You know the feeling. You're researching property, and a particular suburb just clicks. Maybe it's where you grew up, where friends live, or you've already spent hours scrolling listings there. It feels comfortable, familiar, right.

You start looking for data, not with an open mind, but seeking snippets that confirm your gut feeling. This is Confirmation Bias.

It’s a powerful psychological trap that leads investors to favour information validating their existing beliefs, often blinding them to better, data-driven opportunities elsewhere.

The Hidden Cost of This Common Investing Mistake

It's natural to gravitate towards the familiar. Investing in your own "backyard" feels safer than venturing into unknown territory. Compounding this is Loss Aversion the reluctance to "waste" the time already sunk into researching a specific area, even if objective data points elsewhere. So, you double down, seeking just enough positive reinforcement to justify pushing forward.

But here’s the problem: the property market doesn't reward comfort; it rewards objective analysis.

That suburb you love might be overpriced and poised for slower performance. Following the crowd into well-known areas often means you're arriving after the best opportunities have closed.

How to Use Granular Data to Avoid Property Investment Bias

A data-driven approach is your essential toolkit for overcoming emotional bias. It provides a framework for objective decision-making, focusing on hyper-local insights that challenge your assumptions.

1. Look Beyond Suburb Averages (Mean Reversion)

Confirmation bias latches onto positive suburb-level growth. But suburbs aren't uniform. Data shows that "pockets" (~120 homes) and streets that have underperformed the suburb's 10-year average often have the most potential to "catch up" (Mean Reversion), offering superior growth prospects.

2. Quantify Risk at the Street Level

Your familiar street might feel safe, but objective data reveals hidden risks. A nearby pocket with over 10% public housing concentration can reduce annual capital growth by 2.7-2.9%. Street-level data forces you to confront quantifiable risks, moving beyond subjective feelings.

3. Measure True Local Demand

Instead of relying on a "vibe," use concrete metrics.

  • Street Renter %: A percentage below 20% confirms strong owner-occupier appeal.
  • Street Sales Turnover: A period higher than the suburb average (e.g., 13-15+ years) signals high desirability and restricted supply

A 3-Step Process for Data-Driven Investing

  1. Start Broad & Objective: Use tools to cast a wide net based on objective criteria, like annualised growth forecasts.

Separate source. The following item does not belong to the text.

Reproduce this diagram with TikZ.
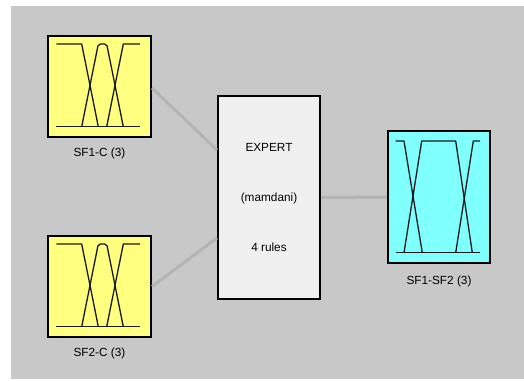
\documentclass[tikz,border=0pt]{standalone}
\usepackage{fontspec}
\setmainfont{Liberation Sans}
\usetikzlibrary{calc}
\definecolor{bgray}{HTML}{C8C8C8}
\definecolor{lgray}{HTML}{B4B4B4}
\definecolor{fyel}{HTML}{FFFF80}
\definecolor{fcyan}{HTML}{80FFFF}
\definecolor{fwhite}{HTML}{F0F0F0}
\tikzset{
  fbox/.style={draw=black, line width=2pt, rectangle, inner sep=0pt},
  inbox/.style={fbox, fill=fyel, minimum width=103pt, minimum height=101pt},
  outbox/.style={fbox, fill=fcyan, minimum width=102pt, minimum height=132pt},
  rulebox/.style={fbox, fill=fwhite, minimum width=102pt, minimum height=203pt},
  lbl/.style={inner sep=0pt, font=\fontsize{11.8}{14}\selectfont},
  conn/.style={draw=lgray, line width=3pt},
  mf/.style={draw=black!90, line width=1.3pt, line join=round}
}
\begin{document}
\begin{tikzpicture}[x=1pt, y=-1pt]
\useasboundingbox (0,0) rectangle (524,380);
\fill[white] (0,0) rectangle (524,380);
\fill[bgray] (11,6) rectangle (524,379);
% boxes
\node[inbox] (sf1) at (99.5,86.5) {};
\node[inbox] (sf2) at (99.5,286.5) {};
\node[rulebox] (ex) at (269,197.5) {};
\node[outbox] (sf3) at (439,197) {};
% labels
\node[lbl] (l1) at (99.5,153) {SF1-C (3)};
\node[lbl] (l2) at (99.5,353) {SF2-C (3)};
\node[lbl] (l3) at (439,281) {SF1-SF2 (3)};
\node[lbl] (t1) at (269,147) {EXPERT};
\node[lbl] (t2) at (269,198) {(mamdani)};
\node[lbl] (t3) at (269,247) {4 rules};
% connectors
\draw[conn] ([yshift=-1.5pt]sf1.east) -- ([yshift=47.5pt]ex.west);
\draw[conn] (sf2.east) -- ([yshift=-40.5pt]ex.west);
\draw[conn] (ex.east) -- (sf3.west);
% membership functions, inputs
\foreach \b in {sf1,sf2}{
\begin{scope}[shift={(\b.north west)}]
  \draw[mf] (9.3,9) -- (34.7,9) -- (51.3,91.7);
  \draw[mf, rounded corners=2pt] (34.7,91.7) -- (51.3,9) -- (59.7,9) -- (76.3,91.7);
  \draw[mf] (59.7,91.7) -- (76.3,9) -- (93,9);
  \draw[mf] (9.3,91.7) -- (93,91.7);
\end{scope}
}
% membership functions, output
\begin{scope}[shift={(sf3.north west)}]
  \draw[mf] (8.7,11) -- (17,11) -- (35.3,122.7);
  \draw[mf] (17,122.7) -- (34.7,11) -- (68.7,11) -- (85.3,122.7);
  \draw[mf] (68.7,122.7) -- (86.3,11) -- (93,11);
  \draw[mf] (8.7,122.7) -- (93,122.7);
\end{scope}
\end{tikzpicture}
\end{document}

This forces you to consider unfamiliar areas with strong potential.
  1. Drill Down Systematically: Follow a structured workflow: start with a broad area, then review pockets and streets, and finally look at properties. This ensures you narrow your focus based on data, not preference.
  2. Build a Comprehensive Case: Don't stop at one positive signal. A sophisticated investor looks for multiple confirming data points: strong growth forecast, mean reversion potential, low renter %, high turnover, and minimal risks.

Find Growth Beyond Your Backyard

Don't let the comfortable illusion of familiarity limit your property portfolio's success. Challenge your assumptions, embrace the power of granular, objective data, and discover the high-potential opportunities hidden just beyond your backyard bias.